When you look out on Gull Island–forever preserved by the Leelanau Conservancy in 1996–it’s hard to imagine that someone once lived there. This summer we heard from a woman who did just that. Dorothy Mays Ives, 95, today lives in Amherst MA, and has recorded her memories of a summer spent on the island when she was just 19. The year was 1937 when Dorothy was hired by Professor Ustick of Harvard to provide cooking and household help at his family home on Gull Island. Recently her daughter, Carolyn Dingman, helped her mother to record her memories and developed photo negatives that show the island, the house, and the family.
“At 95, my mother still lives independently in her own home despite being legally blind,” writes Carolyn. “We feel this resilience was developed early on. In the two years before her summer job at Gull Island, her life was turned upside down by the loss of both her parents during the Depression. In spite of severe hardship, she went on to finish at Simmons College, School of Library Science, and worked as a librarian in Amherst before she became a mother of four.”
Dorothy’s Memories
It was 1937, the end of my junior year at Simmons College in Boston. The Ustick family contacted the Dean of the college looking for a cook to travel with them from their home in Cambridge to Gull Island, Michigan, where they had a summer place. I needed a job for the summer and was glad to be hired.
We drove out from Cambridge, I’m pretty sure in two cars with one pulling a rowboat on a trailer. The ensemble included Prof. Ustick, his wife, two daughters, myself, and a Harvard student who would be doing outside chores. I remember the trip took us out from Boston to Western Massachusetts, where I had never been, and on through Ohio on the way to Traverse City and Northport. It was a long trip, several days, and as there were no motels we stayed in cabins along the road or in houses that rented out rooms.
Once in Northport we rowed out to the mooring of the family boat, brought it back to the dock, loaded up, and then made several trips back and forth to Gull Island, transporting our belongings and supplies. It was a trip of perhaps one and a half to two miles each way. One of the photos shows the boat we used, and another shows the island’s dock. The island was flat and there were clusters of trees.
I had been hired to cook and I found the kitchen at the back of the house. There was no electricity or running water; cooking was on a kerosene stove and there were kerosene lanterns to light the house. I believe there was a cistern for water in the kitchen which was filled by the Harvard student. And of course there was an outhouse.
In the main house there were two large fireplaces, one at either end of the building. An enormous, wide wooden table filled one half of the main room; it could sit perhaps 8 people on each side. The other half of the main area was a sitting room, and a flight of stairs led to the 2nd floor.

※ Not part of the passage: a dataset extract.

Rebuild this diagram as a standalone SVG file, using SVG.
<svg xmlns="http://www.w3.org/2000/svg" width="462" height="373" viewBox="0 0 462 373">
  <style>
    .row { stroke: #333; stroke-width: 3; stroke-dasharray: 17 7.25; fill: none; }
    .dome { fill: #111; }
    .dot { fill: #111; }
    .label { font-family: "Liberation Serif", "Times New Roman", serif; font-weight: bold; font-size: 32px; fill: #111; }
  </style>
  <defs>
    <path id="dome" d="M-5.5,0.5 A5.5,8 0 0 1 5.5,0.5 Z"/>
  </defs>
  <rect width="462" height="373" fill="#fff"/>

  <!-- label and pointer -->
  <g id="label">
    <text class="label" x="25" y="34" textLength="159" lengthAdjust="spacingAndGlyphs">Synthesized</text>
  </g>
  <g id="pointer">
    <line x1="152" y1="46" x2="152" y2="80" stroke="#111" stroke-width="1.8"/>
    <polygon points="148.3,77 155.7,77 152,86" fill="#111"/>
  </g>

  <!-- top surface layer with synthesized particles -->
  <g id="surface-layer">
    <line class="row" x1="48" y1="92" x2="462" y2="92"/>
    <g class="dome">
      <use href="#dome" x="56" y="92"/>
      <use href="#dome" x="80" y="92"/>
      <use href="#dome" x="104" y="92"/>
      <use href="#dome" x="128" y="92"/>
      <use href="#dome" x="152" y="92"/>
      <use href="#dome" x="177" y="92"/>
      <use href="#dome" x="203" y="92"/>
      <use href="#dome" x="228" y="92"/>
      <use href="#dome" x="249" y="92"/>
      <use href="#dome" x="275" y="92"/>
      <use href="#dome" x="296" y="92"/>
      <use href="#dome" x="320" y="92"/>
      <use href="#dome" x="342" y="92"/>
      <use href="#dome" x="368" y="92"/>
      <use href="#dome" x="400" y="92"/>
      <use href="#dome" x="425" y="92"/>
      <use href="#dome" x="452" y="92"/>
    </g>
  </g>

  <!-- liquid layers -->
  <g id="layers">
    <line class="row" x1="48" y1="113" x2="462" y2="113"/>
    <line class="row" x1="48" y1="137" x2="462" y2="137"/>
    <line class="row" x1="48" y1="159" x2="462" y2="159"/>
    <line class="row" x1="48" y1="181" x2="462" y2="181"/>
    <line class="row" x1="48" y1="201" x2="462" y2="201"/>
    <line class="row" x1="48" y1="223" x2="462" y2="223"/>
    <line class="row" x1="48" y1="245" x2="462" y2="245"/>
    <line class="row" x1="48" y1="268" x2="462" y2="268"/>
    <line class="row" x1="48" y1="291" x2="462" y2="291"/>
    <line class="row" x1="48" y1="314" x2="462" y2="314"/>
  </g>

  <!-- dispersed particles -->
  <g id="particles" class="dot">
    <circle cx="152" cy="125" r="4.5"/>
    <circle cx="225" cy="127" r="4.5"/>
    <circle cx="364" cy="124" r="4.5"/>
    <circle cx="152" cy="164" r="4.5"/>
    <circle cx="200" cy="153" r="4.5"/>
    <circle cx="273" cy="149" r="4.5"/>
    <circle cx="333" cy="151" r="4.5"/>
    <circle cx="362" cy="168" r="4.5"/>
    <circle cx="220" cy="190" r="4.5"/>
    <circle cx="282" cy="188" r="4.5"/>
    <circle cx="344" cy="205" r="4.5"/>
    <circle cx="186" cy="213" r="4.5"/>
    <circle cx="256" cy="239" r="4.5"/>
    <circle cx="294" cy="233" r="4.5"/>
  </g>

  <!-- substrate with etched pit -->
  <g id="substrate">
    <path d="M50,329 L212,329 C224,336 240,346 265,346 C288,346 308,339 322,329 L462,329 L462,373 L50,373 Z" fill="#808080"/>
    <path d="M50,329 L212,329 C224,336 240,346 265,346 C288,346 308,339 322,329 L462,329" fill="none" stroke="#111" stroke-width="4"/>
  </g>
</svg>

As I recall, I slept in a space over the kitchen in back of the house. I was very aware that I was not a guest or member of the family, I was there to work. This may be because I grew up as the daughter of servants, and I had worked as hired help the previous summer. I would take the meals I had prepared from the separate kitchen into the main house to be served on the large, long table. There was never a tablecloth, it was just bare wood. I did not sit at the table and eat with the family but served the food and returned to the kitchen area.
A vivid memory of my time on the island is making cherry pies. I had learned to make pie crusts a year earlier, and the Ustick family and their guests would bring unsealed cans of processed cherries from a mainland cannery for me to make into pies for dessert. The kerosene stove had two burners, and there was a portable oven that could be placed over the top for baking. I tried very hard to make sure the juice from the pies did not run over onto the stove during baking. I didn’t mind making the pies or preparing muffins for breakfast, but I did not like to cook the large lake trout that the family brought to me from fishing expeditions, perhaps because I had no experience.
The shoreline of the island was covered with rocks and there wasn’t a beach area for swimming. A plank of wood led across the rocks from the house to the dock, and people would have to use the dock to dive into the water if they wanted to swim. I had not learned to swim, and on my days off I would walk to another part of the island to sit and read or write letters. There were two daughters, one perhaps 15 and the other around 6 or 7. The older daughter would be taken to the mainland by boat so she could attend dances at the yacht club. Shopping also was done on the mainland.
I seem to recall there were frequent visitors, some from Harvard, who would go out with the professor for fishing on the lake. Since there was no beach on Gull Island, we would sometimes boat over to the mainland with a picnic and drive across the peninsula. There we came to a sandy shore that went on for miles, and I remember tall dunes and something called the “singing sands.”
I have a memory of having to go out to get kerosene for the stove, or some other outdoor chore, and having gulls swoop down on me. They seemed to have built nests everywhere, and you had to be careful where you stepped.
All things considered, it was a very interesting summer and I felt lucky to have a job in the midst of the Depression. Once the summer came to an end, I did not have any further contact with the Ustick family or Gull Island. Only recently have I learned through internet research the names of the family members: William Lee Ustick, Eugenia Blow Miltenberger Ustick, Ellen C. Ustick (later Ellen Williams), and Eugenia E. Ustick (later Eugenia Detzer). None are still living.